Wednesday, July 20, 2011

The Silver Lining : The Okanogan's Black Cloud Pinot Noir

Pinot Noir both buds and ripens early, making it perfectly at home in a cool climate where the temperatures allow it long hangtime, which develops complexity and depth. It's a varietal that has the potential to show up in the bottle with high acidity and so the prolonged hangtime and respiration work to bring that acid down to approachable levels. The cool climate, the underlying acidity, and that ability (when the weather gods cooperate) to let the fruit hang work together to makes Pinot Noir and British Columbia's Okanogan Valley such an excellent pairing. The Okanogan is a region apart in terms of heat units and growing season. The Pinot, like most of the red varietals coming from the Okanogan, will be brighter, with higher acidity than those that are grown further south in Oregon or California.

Black Cloud Pinot Noir is one such Okanogan Pinot Noir, and is a project of Okanogan-based winemaker Bradley Cooper. (Cooper is also the winemaker at Township 7, a Namarata Bench winery that makes around 11 or 12 different wines, though Pinot is not among them.) Bradley's winemaking experience is rather varied, beginning in 1997 at another Okanogan winery with stints that took him to Washington and New Zealand. His love for Pinot began with the Pinot Noir coming from California's Central Coast and was solidified by his experience in New Zealand.

"Any region making wine to the best of their collective ability deserves the attention of wine lovers."

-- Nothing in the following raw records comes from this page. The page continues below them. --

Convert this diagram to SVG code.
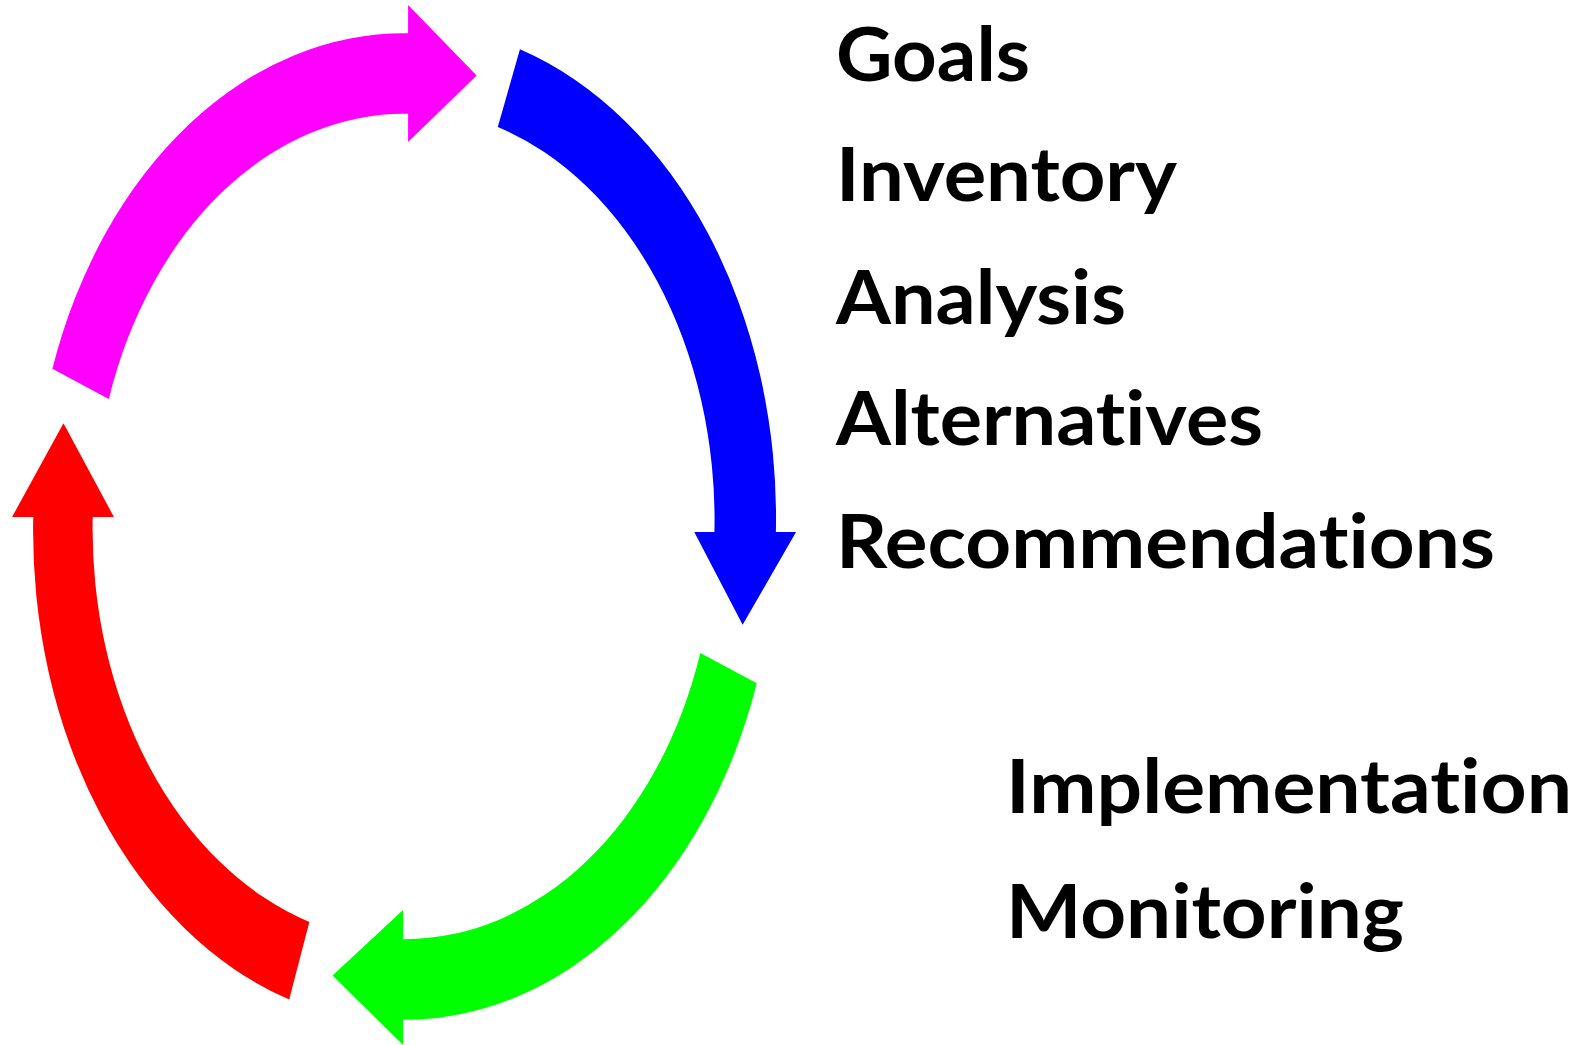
<svg xmlns="http://www.w3.org/2000/svg" width="1580" height="1045" viewBox="0 0 1580 1045">
<style>
.lbl{font-family:"Lato","Open Sans","Liberation Sans",sans-serif;font-weight:bold;font-size:74px;fill:#000;font-variant-ligatures:none;font-feature-settings:"liga" 0,"clig" 0}
</style>
<rect width="1580" height="1045" fill="#fff"/>
<g id="connectors" transform="scale(1.00765)">
<path id="arrow-magenta" fill="#ff00ff" d="M52,366 A368 489 0 0 1 405,33 L405,5 L473,75 L405,141 L405,113 A308 409 0 0 0 108,396 Z"/>
<path id="arrow-blue" fill="#0000ff" d="M516,49 A368 489 0 0 1 770,528 L790,528 L737,620 L689,528 L709,528 A308 409 0 0 0 494,126 Z"/>
<path id="arrow-green" fill="#00ff00" d="M751,678 A368 489 0 0 1 400,1012 L400,1037 L330,968 L400,903 L400,932 A308 409 0 0 0 695,648 Z"/>
<path id="arrow-red" fill="#ff0000" d="M287,992 A368 489 0 0 1 33,513 L12,513 L63,420 L113,513 L92,513 A308 409 0 0 0 307,915 Z"/>
</g>
<g id="goals"><text class="lbl" x="836" y="81" textLength="194" lengthAdjust="spacingAndGlyphs">Goals</text></g>
<g id="inventory"><text class="lbl" x="836" y="201" textLength="341" lengthAdjust="spacingAndGlyphs">Inventory</text></g>
<g id="analysis"><text class="lbl" x="836" y="324" textLength="290" lengthAdjust="spacingAndGlyphs">Analysis</text></g>
<g id="alternatives"><text class="lbl" x="836" y="445" textLength="427" lengthAdjust="spacingAndGlyphs">Alternatives</text></g>
<g id="recommendations"><text class="lbl" x="836" y="568" textLength="659" lengthAdjust="spacingAndGlyphs">Recommendations</text></g>
<g id="implementation"><text class="lbl" x="1006" y="813" textLength="566" lengthAdjust="spacingAndGlyphs">Implementation</text></g>
<g id="monitoring"><text class="lbl" x="1006" y="938" textLength="398" lengthAdjust="spacingAndGlyphs">Monitoring</text></g>
</svg>
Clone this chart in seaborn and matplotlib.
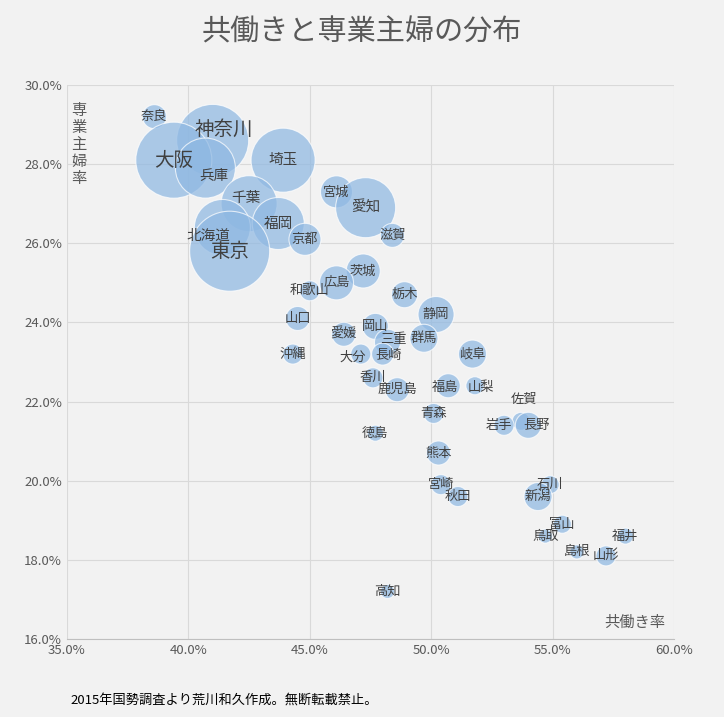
import matplotlib.pyplot as plt
import pandas as pd
import seaborn as sns

# 都道府県ごとの共働き率・専業主婦率
prefs = ['奈良', '神奈川', '大阪', '兵庫', '埼玉', '宮城', '愛知', '千葉', '北海道', '福岡',
         '東京', '京都', '滋賀', '茨城', '広島', '和歌山', '栃木', '静岡', '山口', '愛媛',
         '岡山', '三重', '群馬', '長崎', '大分', '沖縄', '岐阜', '香川', '福島', '山梨',
         '鹿児島', '青森', '佐賀', '岩手', '長野', '徳島', '熊本', '石川', '宮崎', '秋田',
         '新潟', '富山', '福井', '鳥取', '島根', '山形', '高知']
kyobataraki = [38.6, 41.0, 39.4, 40.7, 43.9, 46.1, 47.3, 42.5, 41.4, 43.7,
               41.7, 44.8, 48.4, 47.2, 46.1, 45.0, 48.9, 50.2, 44.5, 46.4,
               47.7, 48.2, 49.7, 48.0, 47.1, 44.3, 51.7, 47.6, 50.7, 51.8,
               48.6, 50.1, 53.7, 53.0, 54.0, 47.7, 50.3, 54.9, 50.4, 51.1,
               54.4, 55.4, 58.0, 54.7, 56.0, 57.2, 48.2]
sengyo = [29.2, 28.6, 28.1, 27.9, 28.1, 27.3, 26.9, 27.0, 26.4, 26.5,
          25.8, 26.1, 26.2, 25.3, 25.0, 24.8, 24.7, 24.2, 24.1, 23.7,
          23.9, 23.5, 23.6, 23.2, 23.2, 23.2, 23.2, 22.6, 22.4, 22.4,
          22.3, 21.7, 21.5, 21.4, 21.4, 21.2, 20.7, 19.9, 19.9, 19.6,
          19.6, 18.9, 18.6, 18.6, 18.2, 18.1, 17.2]
bubble = [12, 36, 38, 30, 32, 16, 30, 28, 28, 26,
          40, 16, 12, 17, 17, 10, 13, 18, 12, 12,
          13, 13, 14, 11, 10, 10, 14, 10, 12, 9,
          12, 10, 9, 10, 13, 8, 12, 9, 10, 10,
          14, 9, 8, 7, 7, 10, 7]

# ラベルの位置調整（ポイント単位）
label_offset = {'佐賀': (2, 16), '岩手': (-4, 0), '長野': (6, 0), '大分': (-6, -2),
                '長崎': (4, -1), '三重': (4, 2), '神奈川': (8, 8), '兵庫': (6, -6),
                '北海道': (-10, -6), '千葉': (-2, 4), '山梨': (4, -1), '福島': (-2, -1)}

df = pd.DataFrame({'pref': prefs, 'x': kyobataraki, 'y': sengyo, 'r': bubble})
df['s'] = (2 * df['r'] * 0.72) ** 2

plt.rcParams['font.family'] = 'Noto Sans CJK JP'
bg = '#F2F2F2'
fig = plt.figure(figsize=(7.24, 7.17), dpi=100, facecolor=bg)
ax = fig.add_axes([67 / 724, 1 - 639 / 717, 607 / 724, 554 / 717], facecolor=bg)

sns.scatterplot(data=df, x='x', y='y', s=df['s'], color='#8FB8E2', alpha=0.72,
                edgecolor='white', linewidth=0.8, ax=ax, legend=False)

for _, row in df.iterrows():
    fs = 14 if row['r'] >= 36 else (10.5 if row['r'] >= 26 else 9.5)
    ax.annotate(row['pref'], (row['x'], row['y']), xytext=label_offset.get(row['pref'], (0, 0)),
                textcoords='offset points', ha='center', va='center',
                fontsize=fs, color='#404040')

ax.set_xlim(35, 60)
ax.set_ylim(16, 30)
ax.set_xticks([35, 40, 45, 50, 55, 60])
ax.set_yticks([16, 18, 20, 22, 24, 26, 28, 30])
ax.set_xticklabels([f'{v:.1f}%' for v in ax.get_xticks()])
ax.set_yticklabels([f'{v:.1f}%' for v in ax.get_yticks()])
ax.tick_params(colors='#595959', labelsize=9.5, length=0)
ax.grid(color='#D9D9D9', linewidth=0.8)
ax.set_axisbelow(True)
for side in ['top', 'right', 'left']:
    ax.spines[side].set_visible(False)
ax.spines['bottom'].set_color('#BFBFBF')
ax.set_xlabel('')
ax.set_ylabel('')

ax.text(0.02, 0.97, '専\n業\n主\n婦\n率', transform=ax.transAxes, ha='center', va='top',
        fontsize=11, color='#595959', linespacing=1.0)
ax.text(0.985, 0.015, '共働き率', transform=ax.transAxes, ha='right', va='bottom',
        fontsize=11, color='#595959')

fig.text(0.5, 0.955, '共働きと専業主婦の分布', ha='center', va='center',
         fontsize=21, color='#595959')
fig.text(70 / 724, 1 - 700 / 717, '2015年国勢調査より荒川和久作成。無断転載禁止。',
         ha='left', va='center', fontsize=9.5, color='#000000')

plt.savefig('out.png', dpi=100, facecolor=bg)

You get the sense that Bradley's allegiance to the Okanogan is driven both by his belief that it is a region that can create excellent wine as well as respect for the challenges that it presents. "We never have to worry about 'cooked' flavours. They never have to contend with acids that just will. not. come. down!" "We sometimes don't get enough hangtime to develop secondary or multi-dimensional flavors with our short season. Proactive cultural practices like site selection and vineyard design is helpful. But aggressive sites can serve to drive sugars when what you really want is flavours." (Canadians sometimes use extra u's).

Bradley firmly believes that the Okanogan should be on equal footing with any Northwest wine region, as they have things to contribute on all fronts in a region that they strive to define by what they do with what they have. The colder clime and shorter season require innovation and exploration between the growers and vintners and the varietals that do best are defined by the site: Bradley notes that if the vineyard aspect is slightly north or northwest or sundown/sunrise is shadow-affected then perhaps a varietal that isn't a long season heat lover would be best. In some cases, the answer may be a slightly more exotic trellis system.

Despite all the challenges and talk of the cold climate, I found the Black Cloud to be denser and more concentrated than I expected from such a Northern latitude. This was no light bodied, flimsy Pinot Noir. The 2008 Altostratus was a fairly concentrated, darker-hued, medium bodied Pinot Noir. There is a fair bit of acidity and a lower ABV at 13.2% but this Pinot is bold enough to stand on its own and should not be characterized as a "food wine." The aromatics were all red and blue fruit notes for me, highlighting cherry and ripe raspberries. The wine continues to hit the high tone fruit notes on the palate, with more of those cherries, blackberries and an herbal zesty character that comes from the acidity. The finish... is a long one. Fruit for this wine came exclusively from Okanogan Falls for the 08 but fruit from a younger vineyard in the Namarata Bench will make an appearance in the 2009 vintage.

Black Cloud got its name from a stroke of what was thought to be bad luck at the time. The silver lining is clear: Bradley Cooper is making a BC Pinot Noir that not only exhibits what this region is capable of in terms of this varietal, but at $27, this is a true bargain in the states, let alone in alcohol-tax-happy Canada.


The subject is actually from Okanagan. Okanogan is immediately south of the border in Washington, and pinot noir is grown there, too.